*Requirements*. Print the listing in its entirety and exactly, leaving out images.
• • •
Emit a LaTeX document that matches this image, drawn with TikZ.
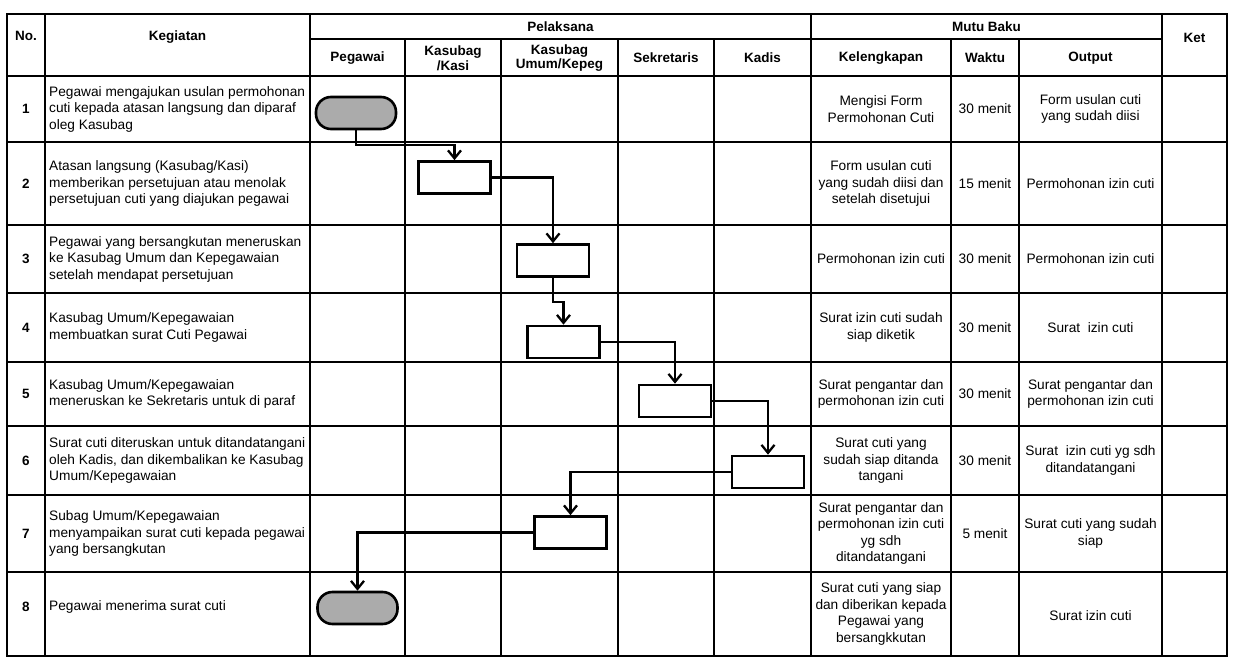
\documentclass[tikz,border=0pt]{standalone}
\usepackage{fontspec}
\setmainfont{Liberation Sans}
\usetikzlibrary{arrows.meta}
\tikzset{
  grid/.style={line width=1.6pt},
  procbox/.style={draw, line width=2.6pt, minimum width=72pt, minimum height=32pt, inner sep=0pt},
  term/.style={draw, line width=2.6pt, fill=black!33, rounded corners=15pt, minimum width=80pt, minimum height=32pt, inner sep=0pt},
  conn/.style={line width=2.3pt, -{Straight Barb[length=8pt,width=13pt]}},
  body/.style={font=\fontsize{13.7}{16.5}\selectfont, align=left, anchor=west, inner sep=0pt},
  cell/.style={font=\fontsize{13.7}{16.5}\selectfont, align=center, inner sep=0pt},
  head/.style={font=\bfseries\fontsize{13.5}{14.5}\selectfont, align=center, inner sep=0pt},
}
\begin{document}
\begin{tikzpicture}[x=1pt,y=-1pt]
\useasboundingbox (0,0) rectangle (1235,660);
\fill[white] (0,0) rectangle (1235,660);

% table grid
\draw[grid] (7,14) rectangle (1227,656);
\draw[grid] (310,39) -- (1162,39);
\draw[grid] (7,76) -- (1227,76);
\foreach \y in {142,225,293,362,426,495,572} \draw[grid] (7,\y) -- (1227,\y);
\foreach \x in {45,310,811,1162} \draw[grid] (\x,14) -- (\x,656);
\foreach \x in {405,501,618,714,951,1019} \draw[grid] (\x,39) -- (\x,656);

% header
\node[head] (hno) at (26,36) {No.};
\node[head] (hkeg) at (177.5,37) {Kegiatan};
\node[head] (hpel) at (560.5,27) {Pelaksana};
\node[head] (hmutu) at (986.5,27) {Mutu Baku};
\node[head] (hket) at (1194.5,38) {Ket};
\node[head] (hpeg) at (357.5,58) {Pegawai};
\node[head] (hkas) at (453,58) {Kasubag\\/Kasi};
\node[head] (hkum) at (559.5,58) {Kasubag\\Umum/Kepeg};
\node[head] (hsek) at (666,58) {Sekretaris};
\node[head] (hkad) at (762.5,58) {Kadis};
\node[head] (hkel) at (881,58) {Kelengkapan};
\node[head] (hwak) at (985,58) {Waktu};
\node[head] (hout) at (1090.5,58) {Output};

% numbers
\node[head] (n1) at (26,109) {1};
\node[head] (n2) at (26,183.5) {2};
\node[head] (n3) at (26,259) {3};
\node[head] (n4) at (26,327.5) {4};
\node[head] (n5) at (26,394) {5};
\node[head] (n6) at (26,460.5) {6};
\node[head] (n7) at (26,533.5) {7};
\node[head] (n8) at (26,607) {8};

% kegiatan
\node[body] (g1) at (49,109) {Pegawai mengajukan usulan permohonan\\cuti kepada atasan langsung dan diparaf\\oleg Kasubag};
\node[body] (g2) at (49,183.5) {Atasan langsung (Kasubag/Kasi)\\memberikan persetujuan atau menolak\\persetujuan cuti yang diajukan pegawai};
\node[body] (g3) at (49,259) {Pegawai yang bersangkutan meneruskan\\ke Kasubag Umum dan Kepegawaian\\setelah mendapat persetujuan};
\node[body] (g4) at (49,327.5) {Kasubag Umum/Kepegawaian\\membuatkan surat Cuti Pegawai};
\node[body] (g5) at (49,394) {Kasubag Umum/Kepegawaian\\meneruskan ke Sekretaris untuk di paraf};
\node[body] (g6) at (49,460.5) {Surat cuti diteruskan untuk ditandatangani\\oleh Kadis, dan dikembalikan ke Kasubag\\Umum/Kepegawaian};
\node[body] (g7) at (49,533.5) {Subag Umum/Kepegawaian\\menyampaikan surat cuti kepada pegawai\\yang bersangkutan};
\node[body] (g8) at (49,607) {Pegawai menerima surat cuti};

% kelengkapan
\node[cell] (k1) at (881,109) {Mengisi Form\\Permohonan Cuti};
\node[cell] (k2) at (881,183.5) {Form usulan cuti\\yang sudah diisi dan\\setelah disetujui};
\node[cell] (k3) at (881,259) {Permohonan izin cuti};
\node[cell] (k4) at (881,327.5) {Surat izin cuti sudah\\siap diketik};
\node[cell] (k5) at (881,394) {Surat pengantar dan\\permohonan izin cuti};
\node[cell] (k6) at (881,460.5) {Surat cuti yang\\sudah siap ditanda\\tangani};
\node[cell] (k7) at (881,533.5) {Surat pengantar dan\\permohonan izin cuti\\yg sdh\\ditandatangani};
\node[cell] (k8) at (881,614) {Surat cuti yang siap\\dan diberikan kepada\\Pegawai yang\\bersangkkutan};

% waktu
\node[cell] (w1) at (985,109) {30 menit};
\node[cell] (w2) at (985,183.5) {15 menit};
\node[cell] (w3) at (985,259) {30 menit};
\node[cell] (w4) at (985,327.5) {30 menit};
\node[cell] (w5) at (985,394) {30 menit};
\node[cell] (w6) at (985,460.5) {30 menit};
\node[cell] (w7) at (985,533.5) {5 menit};

% output
\node[cell] (o1) at (1090.5,109) {Form usulan cuti\\yang sudah diisi};
\node[cell] (o2) at (1090.5,183.5) {Permohonan izin cuti};
\node[cell] (o3) at (1090.5,259) {Permohonan izin cuti};
\node[cell] (o4) at (1090.5,327.5) {Surat\ \ izin cuti};
\node[cell] (o5) at (1090.5,394) {Surat pengantar dan\\permohonan izin cuti};
\node[cell] (o6) at (1090.5,460.5) {Surat\ \ izin cuti yg sdh\\ditandatangani};
\node[cell] (o7) at (1090.5,533.5) {Surat cuti yang sudah\\siap};
\node[cell] (o8) at (1090.5,616) {Surat izin cuti};

% flow shapes
\node[term] (t1) at (356,113) {};
\node[procbox] (b2) at (454.5,177.5) {};
\node[procbox] (b3) at (553,260.5) {};
\node[procbox] (b4) at (563.5,342) {};
\node[procbox] (b5) at (675,401) {};
\node[procbox] (b6) at (768,472) {};
\node[procbox] (b7) at (570.5,532.5) {};
\node[term] (t8) at (357.5,608) {};

\coordinate (c1) at (454.5,145);
\coordinate (c3) at (563.5,302);

\draw[conn] (t1.south) |- (c1) -- (b2.north);
\draw[conn] (b2.east) -| (b3.north);
\draw[conn] (b3.south) |- (c3) -- (b4.north);
\draw[conn] (b4.east) -| (b5.north);
\draw[conn] (b5.east) -| (b6.north);
\draw[conn] (b6.west) -| (b7.north);
\draw[conn] (b7.west) -| (t8.north);
\end{tikzpicture}
\end{document}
• • •
*The result*.
Emit a LaTeX document that matches this image, drawn with TikZ.
\documentclass[tikz,border=0pt]{standalone}
\usepackage{fontspec}
\setmainfont{Liberation Sans}
\usetikzlibrary{arrows.meta}
\tikzset{
  grid/.style={line width=1.6pt},
  procbox/.style={draw, line width=2.6pt, minimum width=72pt, minimum height=32pt, inner sep=0pt},
  term/.style={draw, line width=2.6pt, fill=black!33, rounded corners=15pt, minimum width=80pt, minimum height=32pt, inner sep=0pt},
  conn/.style={line width=2.3pt, -{Straight Barb[length=8pt,width=13pt]}},
  body/.style={font=\fontsize{13.7}{16.5}\selectfont, align=left, anchor=west, inner sep=0pt},
  cell/.style={font=\fontsize{13.7}{16.5}\selectfont, align=center, inner sep=0pt},
  head/.style={font=\bfseries\fontsize{13.5}{14.5}\selectfont, align=center, inner sep=0pt},
}
\begin{document}
\begin{tikzpicture}[x=1pt,y=-1pt]
\useasboundingbox (0,0) rectangle (1235,660);
\fill[white] (0,0) rectangle (1235,660);

% table grid
\draw[grid] (7,14) rectangle (1227,656);
\draw[grid] (310,39) -- (1162,39);
\draw[grid] (7,76) -- (1227,76);
\foreach \y in {142,225,293,362,426,495,572} \draw[grid] (7,\y) -- (1227,\y);
\foreach \x in {45,310,811,1162} \draw[grid] (\x,14) -- (\x,656);
\foreach \x in {405,501,618,714,951,1019} \draw[grid] (\x,39) -- (\x,656);

% header
\node[head] (hno) at (26,36) {No.};
\node[head] (hkeg) at (177.5,37) {Kegiatan};
\node[head] (hpel) at (560.5,27) {Pelaksana};
\node[head] (hmutu) at (986.5,27) {Mutu Baku};
\node[head] (hket) at (1194.5,38) {Ket};
\node[head] (hpeg) at (357.5,58) {Pegawai};
\node[head] (hkas) at (453,58) {Kasubag\\/Kasi};
\node[head] (hkum) at (559.5,58) {Kasubag\\Umum/Kepeg};
\node[head] (hsek) at (666,58) {Sekretaris};
\node[head] (hkad) at (762.5,58) {Kadis};
\node[head] (hkel) at (881,58) {Kelengkapan};
\node[head] (hwak) at (985,58) {Waktu};
\node[head] (hout) at (1090.5,58) {Output};

% numbers
\node[head] (n1) at (26,109) {1};
\node[head] (n2) at (26,183.5) {2};
\node[head] (n3) at (26,259) {3};
\node[head] (n4) at (26,327.5) {4};
\node[head] (n5) at (26,394) {5};
\node[head] (n6) at (26,460.5) {6};
\node[head] (n7) at (26,533.5) {7};
\node[head] (n8) at (26,607) {8};

% kegiatan
\node[body] (g1) at (49,109) {Pegawai mengajukan usulan permohonan\\cuti kepada atasan langsung dan diparaf\\oleg Kasubag};
\node[body] (g2) at (49,183.5) {Atasan langsung (Kasubag/Kasi)\\memberikan persetujuan atau menolak\\persetujuan cuti yang diajukan pegawai};
\node[body] (g3) at (49,259) {Pegawai yang bersangkutan meneruskan\\ke Kasubag Umum dan Kepegawaian\\setelah mendapat persetujuan};
\node[body] (g4) at (49,327.5) {Kasubag Umum/Kepegawaian\\membuatkan surat Cuti Pegawai};
\node[body] (g5) at (49,394) {Kasubag Umum/Kepegawaian\\meneruskan ke Sekretaris untuk di paraf};
\node[body] (g6) at (49,460.5) {Surat cuti diteruskan untuk ditandatangani\\oleh Kadis, dan dikembalikan ke Kasubag\\Umum/Kepegawaian};
\node[body] (g7) at (49,533.5) {Subag Umum/Kepegawaian\\menyampaikan surat cuti kepada pegawai\\yang bersangkutan};
\node[body] (g8) at (49,607) {Pegawai menerima surat cuti};

% kelengkapan
\node[cell] (k1) at (881,109) {Mengisi Form\\Permohonan Cuti};
\node[cell] (k2) at (881,183.5) {Form usulan cuti\\yang sudah diisi dan\\setelah disetujui};
\node[cell] (k3) at (881,259) {Permohonan izin cuti};
\node[cell] (k4) at (881,327.5) {Surat izin cuti sudah\\siap diketik};
\node[cell] (k5) at (881,394) {Surat pengantar dan\\permohonan izin cuti};
\node[cell] (k6) at (881,460.5) {Surat cuti yang\\sudah siap ditanda\\tangani};
\node[cell] (k7) at (881,533.5) {Surat pengantar dan\\permohonan izin cuti\\yg sdh\\ditandatangani};
\node[cell] (k8) at (881,614) {Surat cuti yang siap\\dan diberikan kepada\\Pegawai yang\\bersangkkutan};

% waktu
\node[cell] (w1) at (985,109) {30 menit};
\node[cell] (w2) at (985,183.5) {15 menit};
\node[cell] (w3) at (985,259) {30 menit};
\node[cell] (w4) at (985,327.5) {30 menit};
\node[cell] (w5) at (985,394) {30 menit};
\node[cell] (w6) at (985,460.5) {30 menit};
\node[cell] (w7) at (985,533.5) {5 menit};

% output
\node[cell] (o1) at (1090.5,109) {Form usulan cuti\\yang sudah diisi};
\node[cell] (o2) at (1090.5,183.5) {Permohonan izin cuti};
\node[cell] (o3) at (1090.5,259) {Permohonan izin cuti};
\node[cell] (o4) at (1090.5,327.5) {Surat\ \ izin cuti};
\node[cell] (o5) at (1090.5,394) {Surat pengantar dan\\permohonan izin cuti};
\node[cell] (o6) at (1090.5,460.5) {Surat\ \ izin cuti yg sdh\\ditandatangani};
\node[cell] (o7) at (1090.5,533.5) {Surat cuti yang sudah\\siap};
\node[cell] (o8) at (1090.5,616) {Surat izin cuti};

% flow shapes
\node[term] (t1) at (356,113) {};
\node[procbox] (b2) at (454.5,177.5) {};
\node[procbox] (b3) at (553,260.5) {};
\node[procbox] (b4) at (563.5,342) {};
\node[procbox] (b5) at (675,401) {};
\node[procbox] (b6) at (768,472) {};
\node[procbox] (b7) at (570.5,532.5) {};
\node[term] (t8) at (357.5,608) {};

\coordinate (c1) at (454.5,145);
\coordinate (c3) at (563.5,302);

\draw[conn] (t1.south) |- (c1) -- (b2.north);
\draw[conn] (b2.east) -| (b3.north);
\draw[conn] (b3.south) |- (c3) -- (b4.north);
\draw[conn] (b4.east) -| (b5.north);
\draw[conn] (b5.east) -| (b6.north);
\draw[conn] (b6.west) -| (b7.north);
\draw[conn] (b7.west) -| (t8.north);
\end{tikzpicture}
\end{document}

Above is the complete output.